- **Exercise objective**
Write the lines out again, from the top of the material to the line containing "import * as", pictures excluded.

- **Data shown**
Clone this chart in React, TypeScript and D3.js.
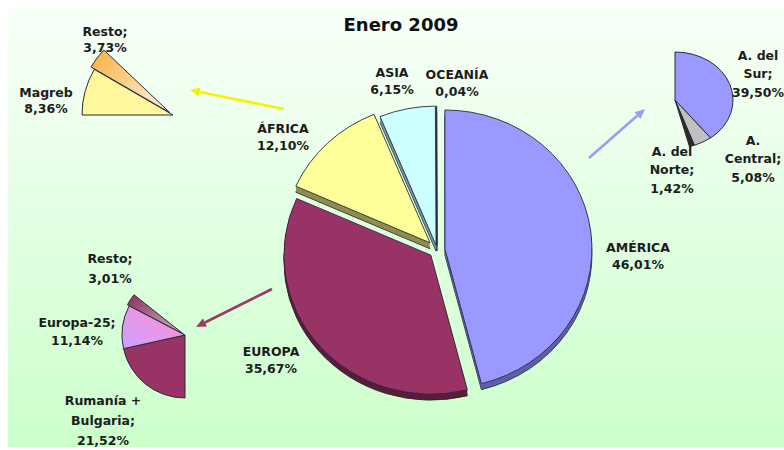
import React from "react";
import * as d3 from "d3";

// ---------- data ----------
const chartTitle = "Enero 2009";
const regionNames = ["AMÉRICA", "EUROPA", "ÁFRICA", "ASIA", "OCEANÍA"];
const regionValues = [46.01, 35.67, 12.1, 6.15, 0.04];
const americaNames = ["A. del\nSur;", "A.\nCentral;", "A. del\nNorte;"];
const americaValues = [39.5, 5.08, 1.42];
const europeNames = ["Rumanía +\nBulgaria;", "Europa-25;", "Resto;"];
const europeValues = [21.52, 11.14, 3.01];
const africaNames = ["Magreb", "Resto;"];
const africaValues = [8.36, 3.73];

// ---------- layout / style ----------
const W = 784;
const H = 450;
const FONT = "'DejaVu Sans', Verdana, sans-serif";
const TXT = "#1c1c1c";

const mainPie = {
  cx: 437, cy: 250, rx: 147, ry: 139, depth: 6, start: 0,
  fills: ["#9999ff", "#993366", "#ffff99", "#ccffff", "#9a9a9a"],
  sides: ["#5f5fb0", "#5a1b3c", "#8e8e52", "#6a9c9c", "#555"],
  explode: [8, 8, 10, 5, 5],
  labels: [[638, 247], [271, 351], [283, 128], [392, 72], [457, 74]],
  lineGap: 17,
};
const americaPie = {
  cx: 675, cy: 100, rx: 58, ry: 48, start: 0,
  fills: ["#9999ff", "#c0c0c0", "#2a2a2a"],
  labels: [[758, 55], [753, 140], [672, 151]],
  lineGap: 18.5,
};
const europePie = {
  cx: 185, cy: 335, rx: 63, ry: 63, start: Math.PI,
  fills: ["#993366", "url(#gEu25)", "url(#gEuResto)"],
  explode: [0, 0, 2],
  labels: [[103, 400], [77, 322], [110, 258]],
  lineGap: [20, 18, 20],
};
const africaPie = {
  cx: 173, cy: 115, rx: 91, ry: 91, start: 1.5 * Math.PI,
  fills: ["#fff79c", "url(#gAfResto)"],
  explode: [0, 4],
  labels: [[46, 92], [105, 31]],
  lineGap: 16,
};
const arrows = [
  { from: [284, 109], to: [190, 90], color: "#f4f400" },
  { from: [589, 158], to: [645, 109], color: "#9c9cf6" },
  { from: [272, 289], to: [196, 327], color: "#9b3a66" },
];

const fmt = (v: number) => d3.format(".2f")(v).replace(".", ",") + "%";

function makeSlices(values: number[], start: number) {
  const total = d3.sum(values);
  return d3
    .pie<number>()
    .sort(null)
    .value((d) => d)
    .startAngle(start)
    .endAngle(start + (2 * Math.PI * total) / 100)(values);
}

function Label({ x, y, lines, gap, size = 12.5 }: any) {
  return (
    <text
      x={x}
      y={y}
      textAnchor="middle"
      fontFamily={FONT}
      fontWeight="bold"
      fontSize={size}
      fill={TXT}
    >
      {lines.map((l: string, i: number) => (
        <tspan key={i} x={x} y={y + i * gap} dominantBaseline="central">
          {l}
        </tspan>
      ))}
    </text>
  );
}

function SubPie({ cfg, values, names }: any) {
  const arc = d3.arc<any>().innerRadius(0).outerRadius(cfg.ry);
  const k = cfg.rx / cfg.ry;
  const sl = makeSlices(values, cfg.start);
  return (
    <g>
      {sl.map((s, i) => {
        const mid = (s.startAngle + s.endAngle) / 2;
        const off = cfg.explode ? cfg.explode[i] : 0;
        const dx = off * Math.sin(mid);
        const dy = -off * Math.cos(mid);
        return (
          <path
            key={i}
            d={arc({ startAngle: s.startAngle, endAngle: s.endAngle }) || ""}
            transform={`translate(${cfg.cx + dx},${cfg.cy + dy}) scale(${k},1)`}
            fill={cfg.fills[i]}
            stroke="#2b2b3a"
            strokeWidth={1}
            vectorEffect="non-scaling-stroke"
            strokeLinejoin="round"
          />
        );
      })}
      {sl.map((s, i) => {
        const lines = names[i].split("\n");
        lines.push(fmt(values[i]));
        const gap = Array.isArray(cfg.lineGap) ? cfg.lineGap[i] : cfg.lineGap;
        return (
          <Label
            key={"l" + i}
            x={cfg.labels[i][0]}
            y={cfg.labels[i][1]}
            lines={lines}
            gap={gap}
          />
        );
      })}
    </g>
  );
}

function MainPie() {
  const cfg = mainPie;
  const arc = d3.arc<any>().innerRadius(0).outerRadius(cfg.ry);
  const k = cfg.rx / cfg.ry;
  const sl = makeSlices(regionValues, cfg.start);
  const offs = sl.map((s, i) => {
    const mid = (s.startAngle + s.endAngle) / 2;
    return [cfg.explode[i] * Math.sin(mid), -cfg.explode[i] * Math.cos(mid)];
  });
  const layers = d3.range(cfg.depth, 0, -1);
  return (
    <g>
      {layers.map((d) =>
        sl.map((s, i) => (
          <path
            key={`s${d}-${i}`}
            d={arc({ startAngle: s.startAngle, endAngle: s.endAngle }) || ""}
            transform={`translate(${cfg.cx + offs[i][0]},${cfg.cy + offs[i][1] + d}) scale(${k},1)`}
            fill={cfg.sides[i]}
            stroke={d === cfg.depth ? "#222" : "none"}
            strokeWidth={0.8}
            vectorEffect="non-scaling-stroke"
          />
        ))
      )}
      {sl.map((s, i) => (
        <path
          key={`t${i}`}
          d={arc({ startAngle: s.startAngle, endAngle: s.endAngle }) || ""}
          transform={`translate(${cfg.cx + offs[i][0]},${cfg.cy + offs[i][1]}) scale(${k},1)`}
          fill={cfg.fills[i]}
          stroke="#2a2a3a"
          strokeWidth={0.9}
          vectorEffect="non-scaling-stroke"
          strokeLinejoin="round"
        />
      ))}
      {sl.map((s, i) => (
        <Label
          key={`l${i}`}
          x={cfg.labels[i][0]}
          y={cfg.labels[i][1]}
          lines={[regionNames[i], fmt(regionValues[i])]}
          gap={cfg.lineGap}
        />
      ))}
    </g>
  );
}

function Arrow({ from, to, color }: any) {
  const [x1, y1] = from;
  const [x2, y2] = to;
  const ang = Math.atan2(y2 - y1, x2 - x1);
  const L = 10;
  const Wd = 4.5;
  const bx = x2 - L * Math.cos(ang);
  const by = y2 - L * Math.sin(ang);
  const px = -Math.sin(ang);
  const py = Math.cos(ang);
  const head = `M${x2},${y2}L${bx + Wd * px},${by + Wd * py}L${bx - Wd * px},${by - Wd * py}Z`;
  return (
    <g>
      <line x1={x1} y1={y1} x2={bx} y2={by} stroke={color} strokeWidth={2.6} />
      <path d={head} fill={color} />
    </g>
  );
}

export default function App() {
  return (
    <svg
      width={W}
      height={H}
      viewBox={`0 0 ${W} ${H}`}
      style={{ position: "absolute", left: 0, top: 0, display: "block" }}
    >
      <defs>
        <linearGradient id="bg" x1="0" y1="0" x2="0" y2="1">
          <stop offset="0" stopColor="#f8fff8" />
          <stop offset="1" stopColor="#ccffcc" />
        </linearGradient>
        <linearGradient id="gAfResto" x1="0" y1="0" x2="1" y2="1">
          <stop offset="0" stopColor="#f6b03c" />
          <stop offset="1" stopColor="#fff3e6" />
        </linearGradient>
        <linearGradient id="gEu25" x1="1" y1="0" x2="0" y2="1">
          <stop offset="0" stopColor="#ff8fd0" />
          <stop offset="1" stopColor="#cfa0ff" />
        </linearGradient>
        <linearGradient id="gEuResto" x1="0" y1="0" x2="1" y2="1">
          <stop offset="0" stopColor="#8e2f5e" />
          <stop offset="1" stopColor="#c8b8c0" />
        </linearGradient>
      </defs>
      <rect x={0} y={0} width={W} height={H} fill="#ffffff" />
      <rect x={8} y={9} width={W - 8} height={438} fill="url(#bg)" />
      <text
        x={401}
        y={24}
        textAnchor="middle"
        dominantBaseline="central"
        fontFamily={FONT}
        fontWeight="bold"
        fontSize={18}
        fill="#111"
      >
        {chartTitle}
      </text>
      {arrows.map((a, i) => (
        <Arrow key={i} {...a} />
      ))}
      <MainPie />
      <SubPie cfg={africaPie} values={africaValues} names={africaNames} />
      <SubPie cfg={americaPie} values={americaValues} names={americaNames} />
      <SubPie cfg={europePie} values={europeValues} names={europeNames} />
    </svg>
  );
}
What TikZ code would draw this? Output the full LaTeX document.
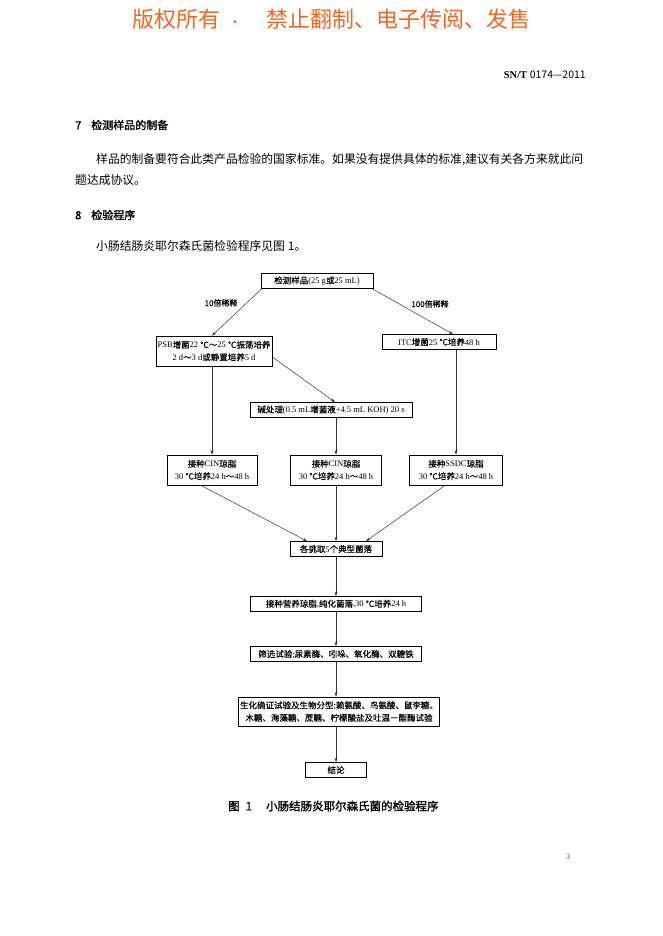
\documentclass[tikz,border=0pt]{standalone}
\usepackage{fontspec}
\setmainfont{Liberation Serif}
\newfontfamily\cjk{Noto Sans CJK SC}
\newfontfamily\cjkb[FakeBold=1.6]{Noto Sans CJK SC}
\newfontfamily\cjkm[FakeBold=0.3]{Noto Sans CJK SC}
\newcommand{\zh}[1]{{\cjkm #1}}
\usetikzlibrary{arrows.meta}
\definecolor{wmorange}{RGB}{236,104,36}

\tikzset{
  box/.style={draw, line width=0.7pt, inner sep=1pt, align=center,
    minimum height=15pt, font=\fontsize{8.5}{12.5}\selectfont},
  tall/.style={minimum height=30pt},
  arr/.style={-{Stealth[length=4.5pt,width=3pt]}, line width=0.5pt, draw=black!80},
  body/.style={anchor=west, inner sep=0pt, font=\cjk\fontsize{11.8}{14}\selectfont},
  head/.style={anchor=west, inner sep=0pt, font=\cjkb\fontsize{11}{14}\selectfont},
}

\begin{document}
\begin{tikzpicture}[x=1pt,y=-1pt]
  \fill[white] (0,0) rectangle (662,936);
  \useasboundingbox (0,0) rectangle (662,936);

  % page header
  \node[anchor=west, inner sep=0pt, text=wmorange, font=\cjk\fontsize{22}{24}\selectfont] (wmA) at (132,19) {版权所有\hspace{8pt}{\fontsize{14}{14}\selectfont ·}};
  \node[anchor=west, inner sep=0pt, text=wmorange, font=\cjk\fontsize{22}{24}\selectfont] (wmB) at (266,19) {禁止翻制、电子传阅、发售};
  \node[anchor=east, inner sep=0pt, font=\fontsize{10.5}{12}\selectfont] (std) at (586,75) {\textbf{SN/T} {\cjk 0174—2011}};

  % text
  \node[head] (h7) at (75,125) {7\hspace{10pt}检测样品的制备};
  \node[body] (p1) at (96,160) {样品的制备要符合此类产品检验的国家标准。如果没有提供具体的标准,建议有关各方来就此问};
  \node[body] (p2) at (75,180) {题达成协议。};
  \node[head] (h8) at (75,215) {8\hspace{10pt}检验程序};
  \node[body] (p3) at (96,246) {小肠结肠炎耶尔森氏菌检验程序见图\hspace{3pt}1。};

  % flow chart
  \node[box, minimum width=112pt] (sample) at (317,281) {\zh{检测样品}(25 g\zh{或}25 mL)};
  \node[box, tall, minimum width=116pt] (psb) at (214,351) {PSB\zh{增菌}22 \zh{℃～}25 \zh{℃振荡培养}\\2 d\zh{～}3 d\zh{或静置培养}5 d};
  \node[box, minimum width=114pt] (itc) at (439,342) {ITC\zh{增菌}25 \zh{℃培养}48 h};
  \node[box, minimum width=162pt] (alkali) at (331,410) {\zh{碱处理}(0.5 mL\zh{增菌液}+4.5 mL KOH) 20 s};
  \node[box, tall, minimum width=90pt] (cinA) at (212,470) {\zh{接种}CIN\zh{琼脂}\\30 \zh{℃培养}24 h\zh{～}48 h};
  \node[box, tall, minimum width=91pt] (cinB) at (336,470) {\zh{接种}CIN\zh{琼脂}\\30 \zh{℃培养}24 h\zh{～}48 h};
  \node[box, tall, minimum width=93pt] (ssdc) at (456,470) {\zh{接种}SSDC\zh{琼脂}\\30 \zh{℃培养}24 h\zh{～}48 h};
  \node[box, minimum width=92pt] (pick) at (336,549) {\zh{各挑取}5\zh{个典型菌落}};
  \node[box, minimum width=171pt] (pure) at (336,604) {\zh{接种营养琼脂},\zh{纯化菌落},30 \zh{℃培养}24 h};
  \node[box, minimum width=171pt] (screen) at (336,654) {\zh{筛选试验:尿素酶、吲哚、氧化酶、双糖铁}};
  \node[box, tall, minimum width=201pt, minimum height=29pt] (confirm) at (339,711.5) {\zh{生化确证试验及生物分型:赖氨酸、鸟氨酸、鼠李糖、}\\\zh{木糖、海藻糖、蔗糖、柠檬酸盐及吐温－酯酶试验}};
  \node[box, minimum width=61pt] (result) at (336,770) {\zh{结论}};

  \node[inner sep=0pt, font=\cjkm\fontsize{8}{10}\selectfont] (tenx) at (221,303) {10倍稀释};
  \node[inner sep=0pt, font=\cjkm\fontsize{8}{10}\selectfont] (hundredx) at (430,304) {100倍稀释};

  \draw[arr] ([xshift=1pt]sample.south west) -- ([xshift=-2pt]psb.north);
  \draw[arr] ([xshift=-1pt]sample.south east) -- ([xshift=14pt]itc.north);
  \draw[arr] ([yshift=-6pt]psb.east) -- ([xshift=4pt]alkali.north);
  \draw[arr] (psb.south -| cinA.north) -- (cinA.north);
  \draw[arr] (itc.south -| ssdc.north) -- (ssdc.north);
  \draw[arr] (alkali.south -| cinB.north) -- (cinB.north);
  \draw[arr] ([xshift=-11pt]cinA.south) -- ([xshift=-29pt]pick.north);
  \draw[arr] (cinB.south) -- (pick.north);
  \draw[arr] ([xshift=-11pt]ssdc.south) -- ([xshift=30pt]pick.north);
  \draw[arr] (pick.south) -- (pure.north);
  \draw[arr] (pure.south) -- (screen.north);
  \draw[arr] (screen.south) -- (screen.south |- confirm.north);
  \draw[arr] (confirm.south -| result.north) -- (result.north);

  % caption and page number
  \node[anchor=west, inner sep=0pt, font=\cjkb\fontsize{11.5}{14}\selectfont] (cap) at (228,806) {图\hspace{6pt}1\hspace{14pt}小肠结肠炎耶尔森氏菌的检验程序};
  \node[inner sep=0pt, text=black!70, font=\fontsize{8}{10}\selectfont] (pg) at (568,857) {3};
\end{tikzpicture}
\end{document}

- **Result of the task**
Clone this chart in React, TypeScript and D3.js.
import React from "react";
import * as d3 from "d3";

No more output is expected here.